2. One 100kt Trident warhead is sufficient to physically destroy hundreds of thousands of people along with the infrastructure of a small State. It would also inflict generations of radiation effects on all its neighbours. The previous limit of 180 warheads was sufficient to kill millions of people and cause such devastation as would lead to a nuclear winter and extinction of multiple lifeforms. An additional 80 achieves no more than doubling up on this and ensuring any surviving life forms are extinguished

3. It may be that the Government envisages using low yield (5 - 10kt) warheads against chemical and biological threats - even from NPT signatories. While these may be slightly less than Hiroshima’s blast and radiation effects – still being experienced 75 years later – their use could well trigger a nuclear exchange between third parties whose effects would be totally disproportionate to the reason for using them and replicate delivery of several 100kt warheads.
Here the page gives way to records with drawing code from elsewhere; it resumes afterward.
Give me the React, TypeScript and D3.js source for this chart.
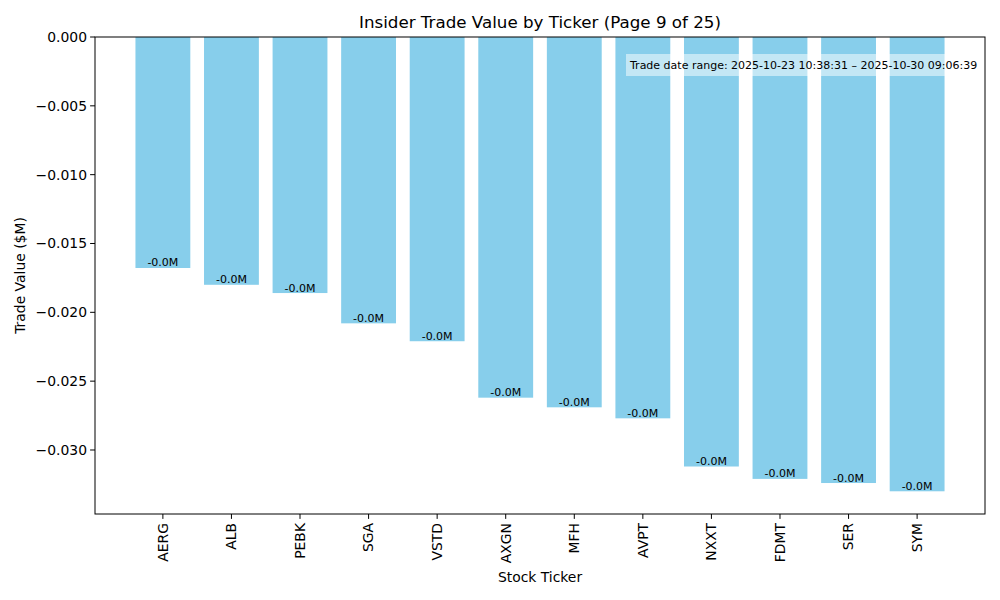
import React from "react";
import * as d3 from "d3";

const tickers = ["AERG", "ALB", "PEBK", "SGA", "VSTD", "AXGN", "MFH", "AVPT", "NXXT", "FDMT", "SER", "SYM"];
const values = [-0.01678, -0.0180, -0.0186, -0.0208, -0.0221, -0.0262, -0.0269, -0.0277, -0.0312, -0.0321, -0.0324, -0.0330];
const yTicks = [0, -0.005, -0.01, -0.015, -0.02, -0.025, -0.03];
const title = "Insider Trade Value by Ticker (Page 9 of 25)";
const note = "Trade date range: 2025-10-23 10:38:31 \u2013 2025-10-30 09:06:39";

const W = 1000, H = 600;
const L = 95, R = 985, T = 37, B = 514;
const FONT = "DejaVu Sans, sans-serif";

export default function App() {
  const n = tickers.length;
  const xMin = -0.4, xMax = n - 1 + 0.4;
  const xm = (xMax - xMin) * 0.05;
  const x = d3.scaleLinear().domain([xMin - xm, xMax + xm]).range([L, R]);
  const vmin = d3.min(values) as number;
  const y = d3.scaleLinear().domain([vmin * 1.05, 0]).range([B, T]);
  const fmt = (v: number) => (v === 0 ? "0.000" : d3.format(".3f")(v).replace("-", "\u2212"));

  return (
    <svg width={W} height={H} style={{ position: "absolute", left: 0, top: 0 }} fontFamily={FONT}>
      <rect x={0} y={0} width={W} height={H} fill="white" />
      {values.map((v, i) => (
        <rect key={i} x={x(i - 0.4)} y={y(0)} width={x(i + 0.4) - x(i - 0.4)} height={y(v) - y(0)} fill="#87CEEB" />
      ))}
      {values.map((v, i) => (
        <text key={"l" + i} x={x(i)} y={y(v) - 1.5} fontSize={11} textAnchor="middle" fill="black">
          {"-0.0M"}
        </text>
      ))}
      <rect x={626} y={54} width={358} height={22} fill="white" fillOpacity={0.5} />
      <text x={630} y={68.5} fontSize={11} fill="black">{note}</text>
      <rect x={L} y={T} width={R - L} height={B - T} fill="none" stroke="black" strokeWidth={1} />
      {yTicks.map((t, i) => (
        <g key={"y" + i}>
          <line x1={L - 4.9} x2={L} y1={y(t)} y2={y(t)} stroke="black" />
          <text x={L - 8} y={y(t)} dy="0.35em" fontSize={13.9} textAnchor="end">{fmt(t)}</text>
        </g>
      ))}
      {tickers.map((t, i) => (
        <g key={"x" + i}>
          <line x1={x(i)} x2={x(i)} y1={B} y2={B + 4.9} stroke="black" />
          <text transform={`translate(${x(i)},${B + 9}) rotate(-90)`} dy="0.35em" fontSize={13.9} textAnchor="end">{t}</text>
        </g>
      ))}
      <text x={(L + R) / 2} y={28} fontSize={16.7} textAnchor="middle">{title}</text>
      <text x={(L + R) / 2} y={582} fontSize={13.9} textAnchor="middle">Stock Ticker</text>
      <text transform={`translate(25,${(T + B) / 2}) rotate(-90)`} fontSize={13.9} textAnchor="middle">Trade Value ($M)</text>
    </svg>
  );
}
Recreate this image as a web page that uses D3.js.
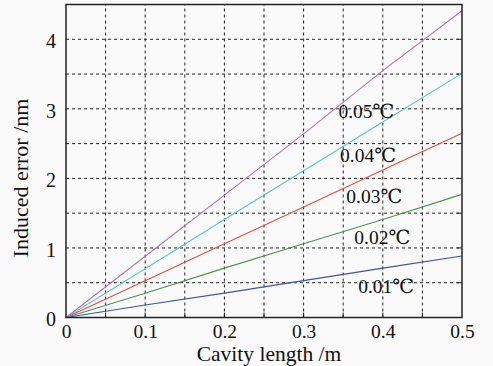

4. The threat of use of nuclear weapons in the past has not prevented non-nuclear warfare e.g. Korea and Vietnam. There is no reason to suppose that it would deter cyber or chemical/biological attacks or any other form of non-nuclear warfare.

5. The increase in warheads undermines the UK commitment to Article VI of the NPT and so significantly weakens the Treaty, i.e. ‘The haves can have more with impunity but not you’ is not a good message.

6. The implication that UK may use nuclear weapons to counter non-nuclear attacks may encourage non-nuclear weapon States to provide themselves with nuclear weapons to have similar enhanced protection.

7. The ‘Global Reach’ military ambitions of the recent Integrated Review exceeds the capability available, even after implementing its recommendations, because of the extreme cost of nuclear weapons.

8. Nuclear weapons are a very blunt Cold War era instrument entirely inappropriate for nuanced reaction to say Russian incursions in the Baltic or China in the Pacific. Neither country would seriously consider that UK would actually launch a nuclear attack against them and so would proceed knowing we lacked the conventional force to oppose.

9. UK professes to be a ‘rules based’ society. The targets at which a nuclear warhead could be lawfully fired and arguably be compliant with current international laws are limited to mid ocean or uninhabited desert - provided there is no prevailing wind.

10. The US Biden administration is contemplating reducing nuclear weapons and to be used on a ‘sole use’ and not first use basis i.e. only to deter/retaliate to a nuclear weapon attack. The UK policy of ‘deliberate ambiguity’ which, by denying nothing, embraces all, will conflict with the US. The risk is that technical/political support for UK Trident might be withdrawn. The US is so deeply embedded in UK Trident, from supply of missiles, warheads, targeting procedures and the launch system, that it has the means to render UK Trident inoperable if it so wishes.